Yews planted and trenches backfilled, I mulch with well-rotted manure – compost would do if it’s not too weedy, otherwise it largely defeats the object, which is to supress competition from weeds while the new hedge is getting established); likewise woodchip would be fine if, again, well rotted, as fresh organic matter will rob the establishing hedge of nitrogen. There is just time to plant the cornus at the top of the garden, as the sun begins to set and the mist starts to thicken, visible across the valley like a white, fluffy sea surrounding islands of bare trees.

And then all of a sudden the mist is gone, and golden sunshine glints and sparkles from a million tiny lenses on dew laden grass and leaves. For a moment, it is breathtaking, and I remind myself; this is my office. What a lucky so and so.

Friday, 6 December 2013

Lords and ladies

The first week of December and, rather late to the party, Arum italicum makes an appearance in the garden, just as everyone else is leaving. So late in the year is its appearance that one could almost consider it indecorously early for spring, but advent has barely begun and we should really be on the other side of Christmas before we can even think about such things.
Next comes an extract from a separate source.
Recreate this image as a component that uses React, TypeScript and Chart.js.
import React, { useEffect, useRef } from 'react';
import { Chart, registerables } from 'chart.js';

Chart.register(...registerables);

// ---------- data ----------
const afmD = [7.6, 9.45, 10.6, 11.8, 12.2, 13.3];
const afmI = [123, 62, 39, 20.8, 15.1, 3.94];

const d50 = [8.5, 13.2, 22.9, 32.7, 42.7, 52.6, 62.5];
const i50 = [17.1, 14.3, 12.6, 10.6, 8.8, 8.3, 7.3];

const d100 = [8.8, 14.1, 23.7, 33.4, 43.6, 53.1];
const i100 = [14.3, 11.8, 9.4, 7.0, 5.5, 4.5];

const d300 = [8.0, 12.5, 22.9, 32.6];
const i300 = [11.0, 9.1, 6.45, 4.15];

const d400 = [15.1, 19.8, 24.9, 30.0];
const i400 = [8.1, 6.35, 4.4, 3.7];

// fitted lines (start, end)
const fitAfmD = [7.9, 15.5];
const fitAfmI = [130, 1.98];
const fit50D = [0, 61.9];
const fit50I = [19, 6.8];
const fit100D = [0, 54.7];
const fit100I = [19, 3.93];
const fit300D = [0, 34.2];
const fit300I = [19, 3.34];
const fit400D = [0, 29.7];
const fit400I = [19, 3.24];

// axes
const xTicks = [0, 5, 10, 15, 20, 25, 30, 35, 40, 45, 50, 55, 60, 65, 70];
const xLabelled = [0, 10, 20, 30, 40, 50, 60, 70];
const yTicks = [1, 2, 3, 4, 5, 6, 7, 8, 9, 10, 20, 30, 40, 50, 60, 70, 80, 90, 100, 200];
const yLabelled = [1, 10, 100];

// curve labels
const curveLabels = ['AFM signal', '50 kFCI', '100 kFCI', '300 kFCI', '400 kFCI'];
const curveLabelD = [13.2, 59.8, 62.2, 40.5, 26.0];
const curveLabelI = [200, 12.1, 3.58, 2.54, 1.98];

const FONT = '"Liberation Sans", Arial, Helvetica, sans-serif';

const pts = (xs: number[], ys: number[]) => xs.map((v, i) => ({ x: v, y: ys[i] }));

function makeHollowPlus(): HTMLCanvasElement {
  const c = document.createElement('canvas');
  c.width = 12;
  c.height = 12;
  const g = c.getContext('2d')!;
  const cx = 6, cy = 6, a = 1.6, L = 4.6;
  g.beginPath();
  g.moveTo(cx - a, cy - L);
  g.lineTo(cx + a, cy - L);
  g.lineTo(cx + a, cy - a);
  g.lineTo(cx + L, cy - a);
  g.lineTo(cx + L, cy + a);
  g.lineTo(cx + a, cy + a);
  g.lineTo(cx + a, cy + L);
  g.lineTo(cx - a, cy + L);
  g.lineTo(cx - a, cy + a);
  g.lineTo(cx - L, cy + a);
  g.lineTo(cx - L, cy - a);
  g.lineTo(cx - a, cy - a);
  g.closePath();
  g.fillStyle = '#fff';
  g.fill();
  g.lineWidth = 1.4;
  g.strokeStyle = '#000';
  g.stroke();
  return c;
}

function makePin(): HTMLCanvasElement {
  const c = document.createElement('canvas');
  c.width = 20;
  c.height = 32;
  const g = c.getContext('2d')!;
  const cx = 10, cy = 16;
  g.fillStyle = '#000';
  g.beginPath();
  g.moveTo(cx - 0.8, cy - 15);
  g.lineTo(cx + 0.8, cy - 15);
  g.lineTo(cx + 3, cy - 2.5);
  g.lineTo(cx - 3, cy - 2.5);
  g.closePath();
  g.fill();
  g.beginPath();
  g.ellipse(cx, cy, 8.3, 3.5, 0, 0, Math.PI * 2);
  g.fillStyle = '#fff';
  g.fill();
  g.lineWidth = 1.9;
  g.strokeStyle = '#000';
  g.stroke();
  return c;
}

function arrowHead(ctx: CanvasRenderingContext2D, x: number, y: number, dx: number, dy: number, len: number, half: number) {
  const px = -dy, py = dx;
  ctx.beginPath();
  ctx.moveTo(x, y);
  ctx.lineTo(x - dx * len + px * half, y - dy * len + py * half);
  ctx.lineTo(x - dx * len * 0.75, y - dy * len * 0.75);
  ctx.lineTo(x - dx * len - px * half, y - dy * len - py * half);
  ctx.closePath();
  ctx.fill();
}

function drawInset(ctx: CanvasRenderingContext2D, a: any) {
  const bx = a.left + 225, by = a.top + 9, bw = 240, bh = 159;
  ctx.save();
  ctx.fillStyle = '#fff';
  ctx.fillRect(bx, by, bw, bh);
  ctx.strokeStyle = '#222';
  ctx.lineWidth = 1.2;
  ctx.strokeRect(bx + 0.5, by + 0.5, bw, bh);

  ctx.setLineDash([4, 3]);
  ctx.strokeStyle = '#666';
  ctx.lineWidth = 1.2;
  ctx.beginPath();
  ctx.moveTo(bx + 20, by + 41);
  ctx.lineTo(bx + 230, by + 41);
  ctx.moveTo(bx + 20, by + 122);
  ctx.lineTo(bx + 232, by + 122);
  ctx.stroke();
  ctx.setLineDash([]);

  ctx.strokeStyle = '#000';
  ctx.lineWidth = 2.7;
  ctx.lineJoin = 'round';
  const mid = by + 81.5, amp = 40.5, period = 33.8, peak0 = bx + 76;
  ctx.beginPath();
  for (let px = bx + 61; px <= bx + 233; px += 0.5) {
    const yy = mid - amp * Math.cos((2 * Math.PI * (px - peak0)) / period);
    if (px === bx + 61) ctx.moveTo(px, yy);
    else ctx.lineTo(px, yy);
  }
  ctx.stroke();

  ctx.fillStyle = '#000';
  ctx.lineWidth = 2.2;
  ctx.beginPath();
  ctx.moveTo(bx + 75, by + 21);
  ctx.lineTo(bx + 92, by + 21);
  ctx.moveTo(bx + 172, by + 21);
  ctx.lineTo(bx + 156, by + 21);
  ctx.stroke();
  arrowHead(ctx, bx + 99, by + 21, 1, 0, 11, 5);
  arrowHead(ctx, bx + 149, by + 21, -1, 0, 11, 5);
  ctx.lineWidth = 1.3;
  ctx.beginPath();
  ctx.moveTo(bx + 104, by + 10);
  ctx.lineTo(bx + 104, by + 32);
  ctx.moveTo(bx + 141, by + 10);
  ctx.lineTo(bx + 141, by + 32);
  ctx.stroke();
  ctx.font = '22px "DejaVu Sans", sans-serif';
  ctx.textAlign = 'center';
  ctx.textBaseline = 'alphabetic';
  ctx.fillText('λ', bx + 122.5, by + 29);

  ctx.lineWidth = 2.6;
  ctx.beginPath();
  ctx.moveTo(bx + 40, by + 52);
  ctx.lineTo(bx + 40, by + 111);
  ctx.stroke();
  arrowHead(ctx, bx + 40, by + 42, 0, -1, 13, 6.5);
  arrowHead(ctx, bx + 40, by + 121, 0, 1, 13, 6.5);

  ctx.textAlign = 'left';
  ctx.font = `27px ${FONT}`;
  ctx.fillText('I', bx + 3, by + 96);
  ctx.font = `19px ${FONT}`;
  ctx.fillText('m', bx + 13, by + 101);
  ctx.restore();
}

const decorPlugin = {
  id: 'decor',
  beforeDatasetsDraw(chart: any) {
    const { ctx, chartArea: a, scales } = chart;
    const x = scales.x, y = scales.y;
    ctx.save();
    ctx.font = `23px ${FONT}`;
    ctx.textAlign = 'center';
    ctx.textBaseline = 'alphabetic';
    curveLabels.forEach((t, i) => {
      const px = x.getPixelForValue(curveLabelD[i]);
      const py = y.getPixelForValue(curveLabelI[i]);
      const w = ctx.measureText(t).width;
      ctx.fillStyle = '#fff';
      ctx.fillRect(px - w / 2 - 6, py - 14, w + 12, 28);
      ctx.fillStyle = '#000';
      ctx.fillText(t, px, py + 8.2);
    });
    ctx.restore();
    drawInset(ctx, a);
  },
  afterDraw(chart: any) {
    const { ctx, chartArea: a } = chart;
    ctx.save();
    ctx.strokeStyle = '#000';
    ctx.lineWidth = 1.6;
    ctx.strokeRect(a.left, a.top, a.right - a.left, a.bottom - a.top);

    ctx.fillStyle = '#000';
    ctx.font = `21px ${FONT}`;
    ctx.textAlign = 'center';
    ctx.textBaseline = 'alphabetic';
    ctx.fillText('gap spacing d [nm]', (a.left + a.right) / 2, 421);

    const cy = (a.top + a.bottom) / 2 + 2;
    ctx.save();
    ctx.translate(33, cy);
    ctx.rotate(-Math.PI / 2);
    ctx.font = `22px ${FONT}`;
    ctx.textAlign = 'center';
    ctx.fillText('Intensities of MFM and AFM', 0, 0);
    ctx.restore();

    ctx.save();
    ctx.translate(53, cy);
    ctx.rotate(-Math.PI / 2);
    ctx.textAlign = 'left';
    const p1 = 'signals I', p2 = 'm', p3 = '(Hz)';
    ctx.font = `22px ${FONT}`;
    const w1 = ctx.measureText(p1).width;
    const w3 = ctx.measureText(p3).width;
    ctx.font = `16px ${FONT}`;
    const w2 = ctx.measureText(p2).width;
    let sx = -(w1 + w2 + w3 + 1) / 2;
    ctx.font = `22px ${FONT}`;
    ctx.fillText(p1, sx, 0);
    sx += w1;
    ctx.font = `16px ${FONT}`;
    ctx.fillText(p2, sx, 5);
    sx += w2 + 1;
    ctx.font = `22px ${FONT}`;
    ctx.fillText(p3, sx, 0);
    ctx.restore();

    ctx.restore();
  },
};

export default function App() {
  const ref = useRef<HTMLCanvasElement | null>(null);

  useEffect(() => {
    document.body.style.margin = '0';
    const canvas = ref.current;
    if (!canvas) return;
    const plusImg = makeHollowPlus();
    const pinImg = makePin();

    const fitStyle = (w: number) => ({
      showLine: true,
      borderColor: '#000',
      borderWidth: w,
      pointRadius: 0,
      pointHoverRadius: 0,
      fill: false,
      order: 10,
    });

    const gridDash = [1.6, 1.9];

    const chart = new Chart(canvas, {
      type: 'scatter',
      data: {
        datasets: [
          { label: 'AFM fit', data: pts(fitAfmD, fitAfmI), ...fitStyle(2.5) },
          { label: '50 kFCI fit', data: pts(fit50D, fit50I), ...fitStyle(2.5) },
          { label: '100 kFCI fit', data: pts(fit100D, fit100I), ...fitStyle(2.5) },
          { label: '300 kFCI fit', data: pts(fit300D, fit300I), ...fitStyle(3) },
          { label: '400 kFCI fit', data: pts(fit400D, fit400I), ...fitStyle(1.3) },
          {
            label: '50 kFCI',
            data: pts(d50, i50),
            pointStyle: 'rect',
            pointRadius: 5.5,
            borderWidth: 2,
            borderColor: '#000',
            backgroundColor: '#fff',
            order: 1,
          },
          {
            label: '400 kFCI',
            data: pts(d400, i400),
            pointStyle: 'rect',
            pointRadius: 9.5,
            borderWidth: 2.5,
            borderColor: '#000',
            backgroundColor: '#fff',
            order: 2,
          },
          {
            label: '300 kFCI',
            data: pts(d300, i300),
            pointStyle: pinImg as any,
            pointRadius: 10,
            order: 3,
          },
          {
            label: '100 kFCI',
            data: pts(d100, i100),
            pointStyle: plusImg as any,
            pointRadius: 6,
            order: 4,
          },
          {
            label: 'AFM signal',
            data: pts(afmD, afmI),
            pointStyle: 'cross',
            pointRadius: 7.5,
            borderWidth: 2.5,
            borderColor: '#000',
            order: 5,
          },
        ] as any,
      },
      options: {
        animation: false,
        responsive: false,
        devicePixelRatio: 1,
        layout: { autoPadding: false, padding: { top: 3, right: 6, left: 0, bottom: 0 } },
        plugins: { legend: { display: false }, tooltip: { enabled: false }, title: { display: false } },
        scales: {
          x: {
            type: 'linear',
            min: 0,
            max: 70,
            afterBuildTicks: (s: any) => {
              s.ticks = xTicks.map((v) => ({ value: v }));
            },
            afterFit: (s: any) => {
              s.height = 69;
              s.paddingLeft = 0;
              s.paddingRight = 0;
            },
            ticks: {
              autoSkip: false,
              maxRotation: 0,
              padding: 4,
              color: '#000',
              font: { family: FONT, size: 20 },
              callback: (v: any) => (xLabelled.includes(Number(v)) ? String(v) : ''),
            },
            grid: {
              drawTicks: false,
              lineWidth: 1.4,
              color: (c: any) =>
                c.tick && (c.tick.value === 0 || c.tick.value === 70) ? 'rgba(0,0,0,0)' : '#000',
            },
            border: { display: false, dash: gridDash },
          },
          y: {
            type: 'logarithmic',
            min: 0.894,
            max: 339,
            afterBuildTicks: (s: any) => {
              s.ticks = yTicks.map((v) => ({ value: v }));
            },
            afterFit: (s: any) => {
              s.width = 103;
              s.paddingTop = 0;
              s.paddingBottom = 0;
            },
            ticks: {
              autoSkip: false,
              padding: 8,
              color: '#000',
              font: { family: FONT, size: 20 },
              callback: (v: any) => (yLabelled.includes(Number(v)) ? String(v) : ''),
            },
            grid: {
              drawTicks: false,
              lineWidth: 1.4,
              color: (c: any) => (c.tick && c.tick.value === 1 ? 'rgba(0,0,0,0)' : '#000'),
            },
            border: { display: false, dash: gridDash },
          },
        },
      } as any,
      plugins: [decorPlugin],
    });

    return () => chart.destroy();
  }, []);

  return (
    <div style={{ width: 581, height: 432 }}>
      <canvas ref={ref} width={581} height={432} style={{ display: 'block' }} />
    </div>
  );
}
Of course, the plant in question has not been absent from our gardens throughout the rest of the year. In spring its pale green spadix is a feature of damper, shadier spots, and the short ankle-height columns of orangey red berries are a familiar site in gardens and woodland in autumn. The berries are highly poisonous and will cause breathing difficulties from irritation to the tongue and throat. Now, from among the detritus of the year, dark green leaves emerge on the floor of the garden, marbled with bold tracings of ivory. It’s a reminder that nature never sleeps; we express our belief that throughout the winter months she is at work beneath the soil, plumping bulb and swelling root, and the faithful are rewarded with signs as miraculous as these, unfurling, richly luxuriant while all around is pale and limp and dead.
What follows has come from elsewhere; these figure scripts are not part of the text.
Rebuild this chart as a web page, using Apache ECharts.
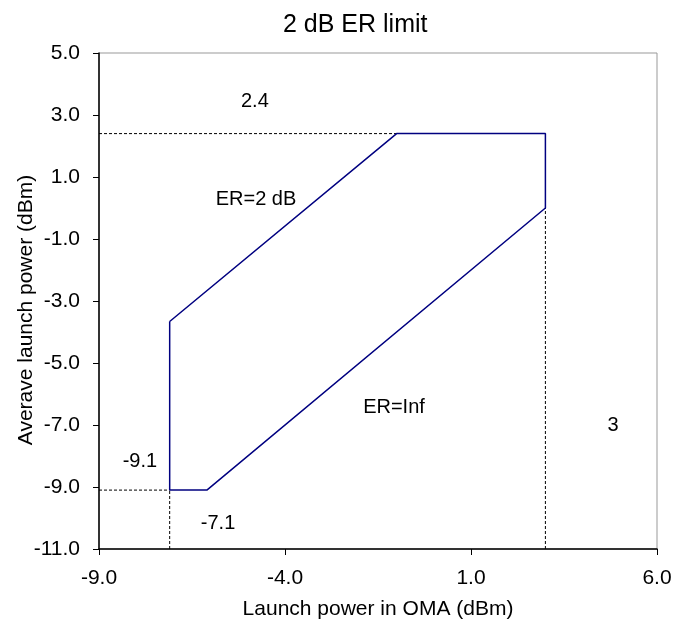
<!DOCTYPE html>
<html><head><meta charset="utf-8">
<script src="https://cdn.jsdelivr.net/npm/echarts@6/dist/echarts.min.js"></script>
<style>html,body{margin:0;padding:0;background:#fff}#c{width:673px;height:628px}</style>
</head><body><div id="c"></div>
<script>
// Region boundary (OMA dBm, average power dBm)
const boundaryX = [-7.1, -7.1, -6.1, 3.0, 3.0, -1.0, -7.1];
const boundaryY = [-3.66, -9.1, -9.1, 0.0, 2.4, 2.4, -3.66];
// Dashed guide lines
const guide1X = [-9, -1.0], guide1Y = [2.4, 2.4];
const guide2X = [-9, -7.1], guide2Y = [-9.1, -9.1];
const guide3X = [-7.1, -7.1], guide3Y = [-11, -9.1];
const guide4X = [3.0, 3.0], guide4Y = [-11, 0.0];
// Annotations
const noteText = ['2.4', 'ER=2 dB', 'ER=Inf', '3', '-9.1', '-7.1'];
const noteX = [-4.81, -4.78, -1.07, 4.82, -7.9, -5.8];
const noteY = [3.42, 0.26, -6.42, -7.0, -8.19, -10.19];
const xTicks = [-9, -4, 1, 6];
const yTicks = [-11, -9, -7, -5, -3, -1, 1, 3, 5];

const zip = (a, b) => a.map((v, i) => [v, b[i]]);
const font = 'Liberation Sans, Arial, sans-serif';
const dashed = (xs, ys) => ({
  type: 'line', data: zip(xs, ys), symbol: 'none', silent: true,
  lineStyle: { color: '#000', width: 1, type: [3, 2] }, z: 1
});
const chart = echarts.init(document.getElementById('c'));
chart.setOption({
  animation: false,
  title: { text: '2 dB ER limit', left: 278, top: 8,
    textStyle: { fontFamily: font, fontSize: 25, fontWeight: 'normal', color: '#000' } },
  grid: { left: 99, right: 16, top: 53, bottom: 79, show: true, borderColor: '#999', borderWidth: 1,
    outerBoundsMode: 'none', containLabel: false },
  xAxis: {
    type: 'value', min: xTicks[0], max: xTicks[xTicks.length - 1], interval: 5,
    name: 'Launch power in OMA (dBm)', nameLocation: 'middle', nameGap: 50, nameMoveOverlap: false,
    nameTextStyle: { fontFamily: font, fontSize: 21, color: '#000' },
    axisLine: { onZero: false, lineStyle: { color: '#000', width: 1.5 } },
    axisTick: { length: 6, lineStyle: { color: '#000' } },
    axisLabel: { fontFamily: font, fontSize: 21, color: '#000', margin: 19, formatter: v => v.toFixed(1) },
    splitLine: { show: false }
  },
  yAxis: {
    type: 'value', min: yTicks[0], max: yTicks[yTicks.length - 1], interval: 2,
    name: 'Averave launch power (dBm)', nameLocation: 'middle', nameGap: 62, nameMoveOverlap: false,
    nameTextStyle: { fontFamily: font, fontSize: 21, color: '#000', padding: [0, 18, 0, 0] },
    axisLine: { show: true, onZero: false, lineStyle: { color: '#000', width: 1.5 } },
    axisTick: { show: true, length: 6, lineStyle: { color: '#000' } },
    axisLabel: { fontFamily: font, fontSize: 21, color: '#000', margin: 19, formatter: v => v.toFixed(1) },
    splitLine: { show: false }
  },
  series: [
    dashed(guide1X, guide1Y), dashed(guide2X, guide2Y),
    dashed(guide3X, guide3Y), dashed(guide4X, guide4Y),
    { type: 'line', data: zip(boundaryX, boundaryY), symbol: 'none', silent: true,
      lineStyle: { color: '#000080', width: 1.5 }, z: 3 },
    { type: 'scatter', symbolSize: 0, silent: true, itemStyle: { opacity: 1 },
      data: noteText.map((t, i) => ({ value: [noteX[i], noteY[i]], name: t })),
      label: { show: true, position: 'inside', formatter: p => p.name, opacity: 1,
        fontFamily: font, fontSize: 20, color: '#000' } }
  ]
});
</script></body></html>
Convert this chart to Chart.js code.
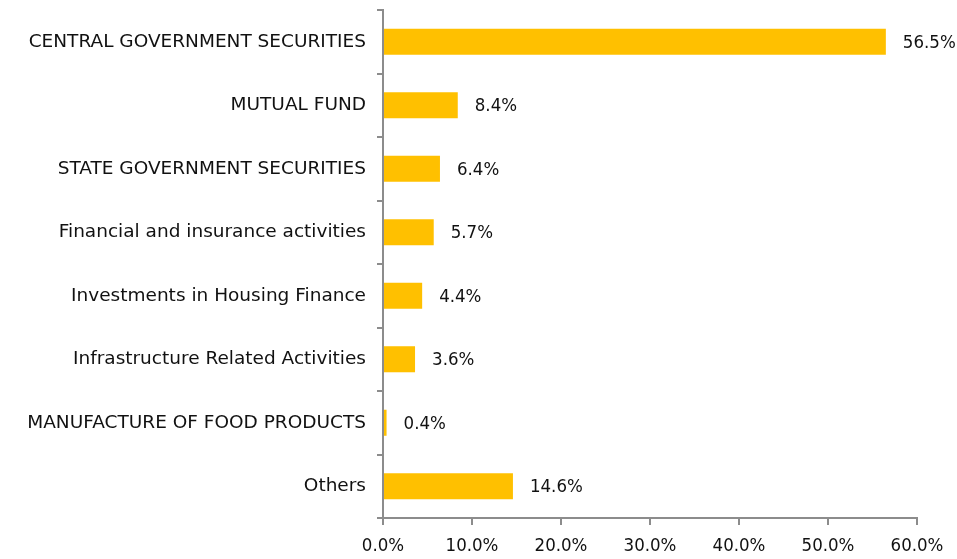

A very good friend has a ‘rude border’ in her garden, for which I periodically supply plants whose names appeal, for all the wrong reasons, to those with minds that might obtain puerile amusement from such things. Here specimens such as horny goat weed (Epimedium spp.) and Rubus cockburnianus have found a home; I am not quite certain, but surely she will have included a plant with such a variety of lewd references amongst its common names. Arum italicum is known variously ‘Lords and Ladies’, ‘Priest's Pintle’, the ‘willy lily’ and, my favourite, ‘Cuckoo Pint’ - a reference to the fandigulare of the male bird. Having never knowingly been in the vicinity of a gentleman cuckoo's undercarriage I find myself unable to comment on the accuracy of the likeness, but posterity in its wisdom has chosen to preserve this particular nickname, and so we can consider it safe to assume that at some point in history a person, or persons, who were in the position to make the comparison found it an apt one, and so made it.

Arum maculatum shares many of the same features as its showier cousin. Its large mid green spear-shaped leaves lack the attractive marbling, but are handsome nonetheless. It also shares the same common names, and is consequently equally qualified for my friend’s garden.

Monday, 2 December 2013

Manure for the garden: a fundamental matter

Not quite seven in the morning, and I’m on site to make preparations for an early delivery. The faintest glimmer of daylight fringes the trees bordering the fields of the stud farm opposite, but nearer to hand the tarpaulin laid out over the drive bounces the harsh brightness of the security lights about the garden. A slightly surreal, not-quite-half-light time of the day and on the chillier side of mild and dry – which is very good news. As with most garden tasks it’s possible to do this job in the wet, but a day without rain makes for a distinctly more pleasant experience. All is set; I pour myself a large mug of tea from my flask and walk across to the lane outside to await the arrival of the tipper.